The most widespread defect concerns the cables for driver air-bag modules in 3.5 million cars worldwide. According to Toyota, the cables can be damaged when the steering wheel is turned, preventing the air bags from deploying. A warning light will be engaged if the problem occurs.
Other vehicles in the U.S. and elsewhere have seats that may fail to lock into place. Globally, the issue affects 2.32 million vehicles, with 670,000 in North America.
Three separate defects impact vehicles in the European and Asian markets.
Toyota said it is aware of two vehicle fires in Japan. No accidents or injuries connected to the five recalls have been reported.

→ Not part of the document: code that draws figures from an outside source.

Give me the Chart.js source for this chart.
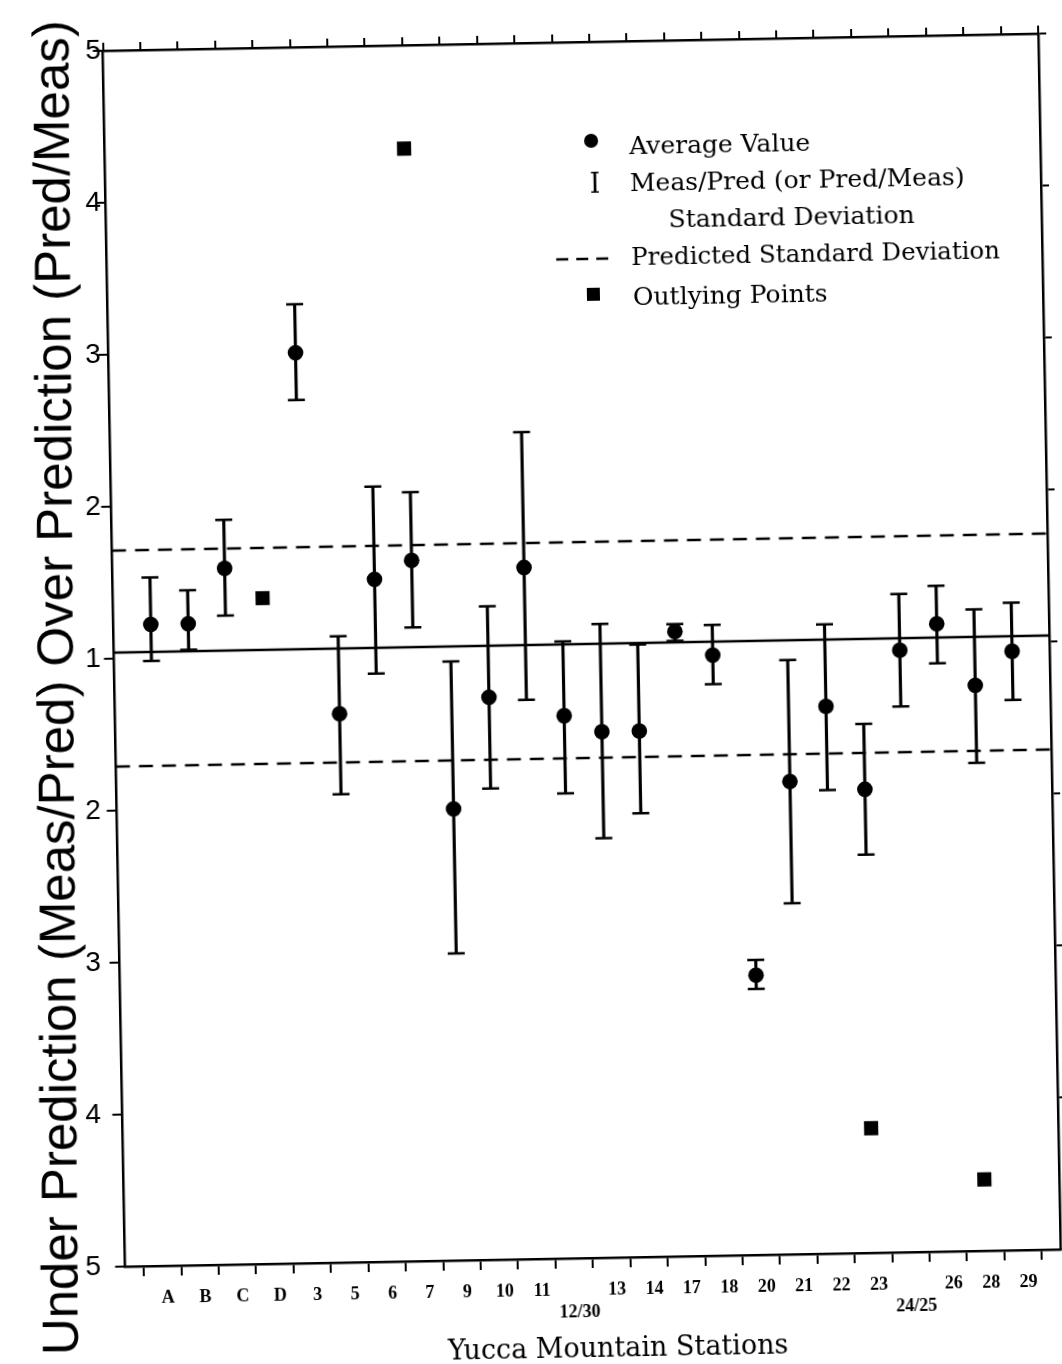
<!DOCTYPE html>
<html>
<head>
<meta charset="utf-8">
<script src="https://cdn.jsdelivr.net/npm/chart.js@4/dist/chart.umd.min.js"></script>
<style>
html,body{margin:0;padding:0;background:#fff;overflow:hidden;width:1062px;height:1364px}
#wrap{width:1062px;height:1364px;transform:rotate(-1.05deg);transform-origin:531px 682px}
canvas{display:block}
</style>
</head>
<body>
<div id="wrap"><canvas id="c" width="1062" height="1364"></canvas></div>
<script>
// ---- data (display units: +v means Pred/Meas = 1+v, -v means Meas/Pred = 1+v) ----
const stations = ['A','B','C','D','3','5','6','7','9','10','11','12/30','13','14','17','18','20','21','22','23','24/25','26','28','29'];
const avgValue = [0.22, 0.22, 0.58, null, 1.99, -0.39, 0.49, 0.61, -1.03, -0.30, 0.55, -0.43, -0.54, -0.54, 0.11, -0.05, -2.16, -0.89, -0.40, -0.95, -0.04, 0.13, -0.28, -0.06];
const sdHigh   = [0.53, 0.44, 0.90, null, 2.31, 0.12, 1.10, 1.06, -0.06, 0.30, 1.44, 0.06, 0.17, 0.03, 0.16, 0.15, -2.06, -0.09, 0.14, -0.52, 0.33, 0.38, 0.22, 0.26];
const sdLow    = [-0.02, 0.05, 0.27, null, 1.68, -0.92, -0.13, 0.17, -1.98, -0.90, -0.32, -0.94, -1.24, -1.08, 0.05, -0.24, -2.25, -1.69, -0.95, -1.38, -0.41, -0.13, -0.79, -0.38];
const outlying = [null, null, null, 0.38, null, null, null, 3.32, null, null, null, null, null, null, null, null, null, null, null, -3.18, null, null, -3.53, null];
const predictedSd = [0.71, -0.71];
const unityLevel = [0.04];
const yTickValues = [-4, -3, -2, -1, 0, 1, 2, 3, 4];
const yTickLabels = ['5','4','3','2','1','2','3','4','5'];
const yTitle = 'Under Prediction (Meas/Pred) Over Prediction (Pred/Meas)';
const xTitle = 'Yucca Mountain Stations';
const legendItems = ['Average Value', 'Meas/Pred (or Pred/Meas)', 'Standard Deviation', 'Predicted Standard Deviation', 'Outlying Points'];

const X_MIN = -1, X_MAX = stations.length;
const idx = stations.map((_, i) => i);
const errBars = idx.filter(i => sdHigh[i] != null).map(i => ({x: i, y: [sdLow[i], sdHigh[i]]}));
const caps = idx.filter(i => sdHigh[i] != null).flatMap(i => [{x: i, y: sdHigh[i]}, {x: i, y: sdLow[i]}]);
const avgPts = idx.filter(i => avgValue[i] != null).map(i => ({x: i, y: avgValue[i]}));
const outPts = idx.filter(i => outlying[i] != null).map(i => ({x: i, y: outlying[i]}));
const hLine = v => [{x: X_MIN, y: v}, {x: X_MAX, y: v}];

const SERIF = '"DejaVu Serif", serif';
const SANS = '"Liberation Sans", Arial, sans-serif';
const SKEW = 0.0183; // scan tilt compensation for the pasted-on y labels / title

const textPlugin = {
  id: 'texts',
  afterDraw(chart) {
    const ctx = chart.ctx;
    const ys = chart.scales.y;
    ctx.save();
    ctx.fillStyle = '#000';
    ctx.strokeStyle = '#000';
    // y tick labels (a straight column on the original page)
    ctx.font = '28px ' + SANS;
    ctx.textAlign = 'center';
    ctx.textBaseline = 'middle';
    yTickValues.forEach((v, k) => {
      const py = ys.getPixelForValue(v);
      ctx.fillText(yTickLabels[k], 93 - (py - 682) * SKEW, py);
    });
    // y-axis title (nearly upright on the page)
    ctx.save();
    ctx.translate(59, 679);
    ctx.rotate(-Math.PI / 2 + 0.011);
    ctx.font = '51px ' + SANS;
    ctx.fillText(yTitle, 0, 0);
    ctx.restore();
    // x-axis title
    ctx.font = '27px ' + SERIF;
    ctx.fillText(xTitle, 606, 1351);
    // legend
    ctx.textAlign = 'left';
    ctx.font = '25px ' + SERIF;
    ctx.beginPath(); ctx.arc(601, 142, 7, 0, Math.PI * 2); ctx.fill();
    ctx.fillText(legendItems[0], 639, 149);
    ctx.save(); ctx.textAlign = 'center'; ctx.font = '27px ' + SERIF; ctx.fillText('I', 604, 187); ctx.restore();
    ctx.fillText(legendItems[1], 639, 186);
    ctx.fillText(legendItems[2], 677, 223);
    ctx.save(); ctx.lineWidth = 2.5; ctx.setLineDash([12, 8]);
    ctx.beginPath(); ctx.moveTo(564, 260); ctx.lineTo(618, 260); ctx.stroke(); ctx.restore();
    ctx.font = '24.5px ' + SERIF;
    ctx.fillText(legendItems[3], 639, 261);
    ctx.fillRect(594, 289, 13, 13);
    ctx.font = '25px ' + SERIF;
    ctx.fillText(legendItems[4], 640, 300);
    ctx.restore();
  }
};

const frameGrid = {drawOnChartArea: false, drawTicks: true, tickLength: 10, color: '#000', lineWidth: 2};
const frameBorder = {display: true, color: '#000', width: 2.5};

new Chart(document.getElementById('c'), {
  type: 'scatter',
  data: {
    datasets: [
      {type: 'line', data: hLine(unityLevel[0]), borderColor: '#000', borderWidth: 2.5, pointRadius: 0, order: 6},
      {type: 'line', data: hLine(predictedSd[0]), borderColor: '#000', borderWidth: 2.5, borderDash: [14, 9], pointRadius: 0, order: 6},
      {type: 'line', data: hLine(predictedSd[1]), borderColor: '#000', borderWidth: 2.5, borderDash: [14, 9], pointRadius: 0, order: 6},
      {type: 'bar', data: errBars, backgroundColor: '#000', borderWidth: 0, barThickness: 2.5, order: 5},
      {type: 'scatter', data: caps, pointStyle: 'line', pointRadius: 8.5, borderColor: '#000', borderWidth: 2.5, order: 4},
      {type: 'scatter', data: avgPts, pointStyle: 'circle', pointRadius: 7.8, backgroundColor: '#000', borderColor: '#000', borderWidth: 0, order: 1},
      {type: 'scatter', data: outPts, pointStyle: 'rect', pointRadius: 10, backgroundColor: '#000', borderColor: '#000', borderWidth: 0, order: 1}
    ]
  },
  options: {
    responsive: false,
    animation: false,
    devicePixelRatio: 1,
    events: [],
    layout: {padding: 0},
    plugins: {legend: {display: false}, tooltip: {enabled: false}},
    scales: {
      x: {
        type: 'linear', position: 'bottom', min: X_MIN, max: X_MAX, offset: false,
        afterFit: s => { s.height = 105; },
        afterBuildTicks: s => { s.ticks = []; for (let v = X_MIN; v <= X_MAX; v++) s.ticks.push({value: v}); },
        grid: frameGrid, border: frameBorder,
        ticks: {
          autoSkip: false, maxRotation: 0, minRotation: 0, padding: 12, labelOffset: 5, color: '#000',
          font: {family: '"Liberation Serif", serif', size: 18, weight: 'bold'},
          callback: v => {
            const s = stations[v];
            if (s === undefined) return '';
            return s.includes('/') ? ['', s] : s;
          }
        }
      },
      x2: {
        type: 'linear', position: 'top', min: X_MIN, max: X_MAX, offset: false,
        afterFit: s => { s.height = 43; },
        afterBuildTicks: s => { s.ticks = []; for (let v = X_MIN; v <= X_MAX; v++) s.ticks.push({value: v}); },
        grid: Object.assign({}, frameGrid, {tickLength: 8}), border: frameBorder,
        ticks: {display: false}
      },
      y: {
        type: 'linear', position: 'left', min: -4, max: 4,
        afterFit: s => { s.width = 114.5; },
        grid: frameGrid, border: frameBorder,
        ticks: {stepSize: 1, display: false}
      },
      y2: {
        type: 'linear', position: 'right', min: -4, max: 4,
        afterFit: s => { s.width = 10; },
        grid: Object.assign({}, frameGrid, {tickLength: 8}), border: frameBorder,
        ticks: {display: false, stepSize: 1}
      }
    }
  },
  plugins: [textPlugin]
});
</script>
</body>
</html>
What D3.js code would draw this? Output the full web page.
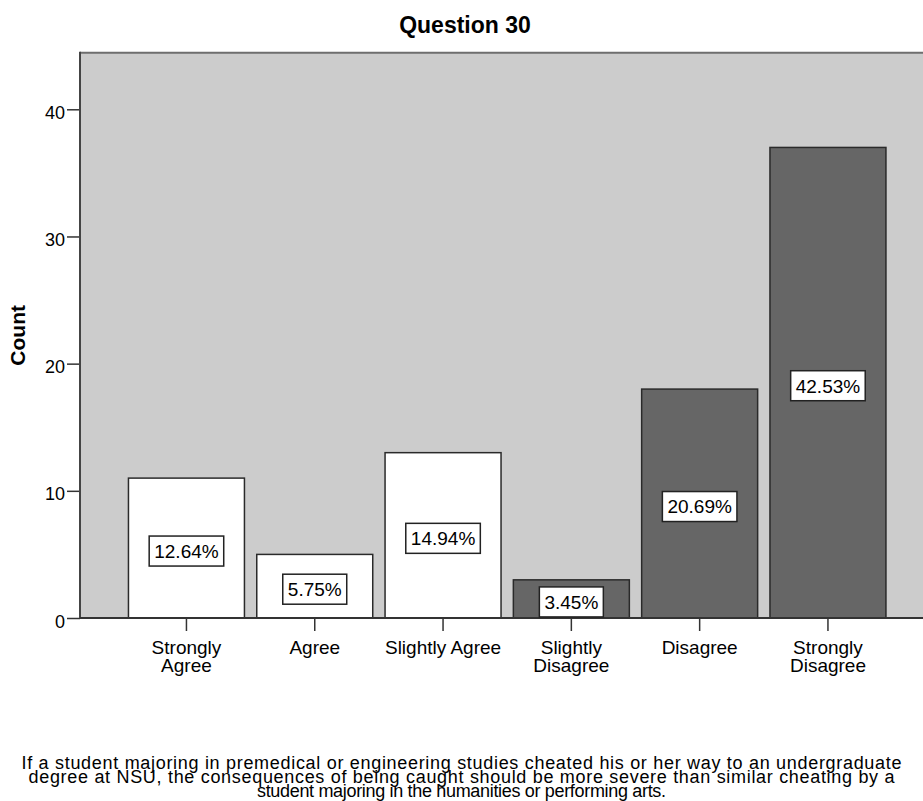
<!DOCTYPE html>
<html>
<head>
<meta charset="utf-8">
<script src="https://cdn.jsdelivr.net/npm/d3@7"></script>
<style>
  html, body { margin: 0; padding: 0; background: #ffffff; }
  svg { display: block; }
  text { font-family: "Liberation Sans", Arial, sans-serif; fill: #000; }
</style>
</head>
<body>
<div id="chart"></div>
<script>
// ---- data ----
const categories = ["Strongly Agree", "Agree", "Slightly Agree", "Slightly Disagree", "Disagree", "Strongly Disagree"];
const categoryLines = [["Strongly", "Agree"], ["Agree"], ["Slightly Agree"], ["Slightly", "Disagree"], ["Disagree"], ["Strongly", "Disagree"]];
const counts = [11, 5, 13, 3, 18, 37];
const percentLabels = ["12.64%", "5.75%", "14.94%", "3.45%", "20.69%", "42.53%"];
const groups = ["agree", "agree", "agree", "disagree", "disagree", "disagree"];
const yTicks = [0, 10, 20, 30, 40];
const title = "Question 30";
const yTitle = "Count";
const captionLines = [
  "If a student majoring in premedical or engineering studies cheated his or her way to an undergraduate",
  "degree at NSU, the consequences of being caught should be more severe than similar cheating by a",
  "student majoring in the humanities or performing arts."
];
const captionWidths = [880, 866, 409];

// ---- layout ----
const W = 923, H = 801;
const plot = { left: 80, right: 923, top: 52.7, bottom: 618 };

const svg = d3.select("#chart").append("svg").attr("width", W).attr("height", H);

const y = d3.scaleLinear().domain([0, 44.45]).range([plot.bottom, plot.top]);
const x = d3.scaleBand().domain(categories).range([122.3, 892.1]).paddingInner(0.096).paddingOuter(0.048);
const color = d3.scaleOrdinal().domain(["agree", "disagree"]).range(["#ffffff", "#666666"]);

// background
svg.append("rect")
  .attr("x", plot.left).attr("y", plot.top)
  .attr("width", plot.right - plot.left).attr("height", plot.bottom - plot.top)
  .attr("fill", "#cccccc");

// top border
svg.append("line")
  .attr("x1", plot.left).attr("x2", plot.right)
  .attr("y1", plot.top).attr("y2", plot.top)
  .attr("stroke", "#6e6e6e").attr("stroke-width", 2);

const data = categories.map((c, i) => ({ c, lines: categoryLines[i], v: counts[i], p: percentLabels[i], g: groups[i] }));

// bars
svg.append("g").selectAll("rect").data(data).join("rect")
  .attr("x", d => x(d.c))
  .attr("y", d => y(d.v))
  .attr("width", x.bandwidth())
  .attr("height", d => y(0) - y(d.v))
  .attr("fill", d => color(d.g))
  .attr("stroke", "#2a2a2a")
  .attr("stroke-width", 1.5);

// y axis
const yAxis = d3.axisLeft(y).tickValues(yTicks).tickSize(13).tickSizeOuter(0).tickPadding(2);
const gy = svg.append("g").attr("transform", `translate(${plot.left},0)`).call(yAxis);
gy.select(".domain").remove();
gy.selectAll(".tick line").attr("stroke", "#333").attr("stroke-width", 1.5);
gy.selectAll(".tick text").attr("font-size", 18).attr("fill", "#000")
  .attr("font-family", "Liberation Sans, Arial, sans-serif").attr("dy", "0.5em");
svg.append("line")
  .attr("x1", plot.left).attr("x2", plot.left)
  .attr("y1", plot.top - 1).attr("y2", plot.bottom)
  .attr("stroke", "#444").attr("stroke-width", 2);

// x axis
const xAxis = d3.axisBottom(x).tickSize(13).tickSizeOuter(0).tickFormat("");
const gx = svg.append("g").attr("transform", `translate(0,${plot.bottom})`).call(xAxis);
gx.select(".domain").remove();
gx.selectAll(".tick line").attr("stroke", "#333").attr("stroke-width", 1.5);
svg.append("line")
  .attr("x1", plot.left).attr("x2", plot.right)
  .attr("y1", plot.bottom).attr("y2", plot.bottom)
  .attr("stroke", "#333").attr("stroke-width", 2);

// x labels
const xl = svg.append("g").selectAll("text").data(data).join("text")
  .attr("text-anchor", "middle")
  .attr("font-size", 19)
  .attr("transform", d => `translate(${x(d.c) + x.bandwidth() / 2},654)`);
xl.selectAll("tspan").data(d => d.lines).join("tspan")
  .attr("x", 0).attr("y", (d, i) => i * 18).text(d => d);

// percent labels with boxes
const lab = svg.append("g").selectAll("g").data(data).join("g")
  .attr("transform", d => `translate(${x(d.c) + x.bandwidth() / 2},${(y(d.v) + y(0)) / 2 + 3})`);
lab.append("text")
  .attr("text-anchor", "middle").attr("font-size", 19).attr("dy", "0.36em")
  .text(d => d.p);
lab.each(function () {
  const g = d3.select(this);
  const bb = g.select("text").node().getBBox();
  g.insert("rect", "text")
    .attr("x", -bb.width / 2 - 5).attr("y", -15)
    .attr("width", bb.width + 10).attr("height", 30)
    .attr("fill", "#fff").attr("stroke", "#222").attr("stroke-width", 1.5);
});

// title
svg.append("text").attr("x", 465).attr("y", 33)
  .attr("text-anchor", "middle").attr("font-size", 23).attr("font-weight", "bold")
  .text(title);

// y title
svg.append("text")
  .attr("transform", `translate(25,${(plot.top + plot.bottom) / 2}) rotate(-90)`)
  .attr("text-anchor", "middle").attr("font-size", 21).attr("font-weight", "bold")
  .text(yTitle);

// caption
svg.append("g").selectAll("text").data(captionLines).join("text")
  .attr("x", W / 2).attr("y", (d, i) => 769 + i * 14)
  .attr("text-anchor", "middle").attr("font-size", 18)
  .style("font-family", "'Liberation Sans Narrow', 'Arial Narrow', 'Liberation Sans', Arial, sans-serif")
  .attr("textLength", (d, i) => captionWidths[i])
  .attr("lengthAdjust", "spacing")
  .text(d => d);
</script>
</body>
</html>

The latest round of safety recalls from Toyota follows a string of quality-control issues in recent years. In 2012, the company launched a global recall of 7.4 million cars for a glitch with their power windows. It marked the largest single recall ever issued by Toyota.
Last month, Toyota agreed to pay a $1.2 billion settlement with the U.S. Department of Justice to end a criminal investigation into how the car manufacturer addressed defects that caused sudden acceleration of certain vehicles.
As part of the settlement, the company admitted that it misled consumers and continued selling vehicles after it found problems with floor mats and gas pedals.
General Motors (NYSE:GM) is facing a similar investigation by the DOJ and FBI. The largest U.S. automaker is under heavy scrutiny for a years-long delay in recalling 2.6 million vehicles that have defective ignition switches.
U.S. shares of Toyota were down 1.6% at $107.33 in recent trading.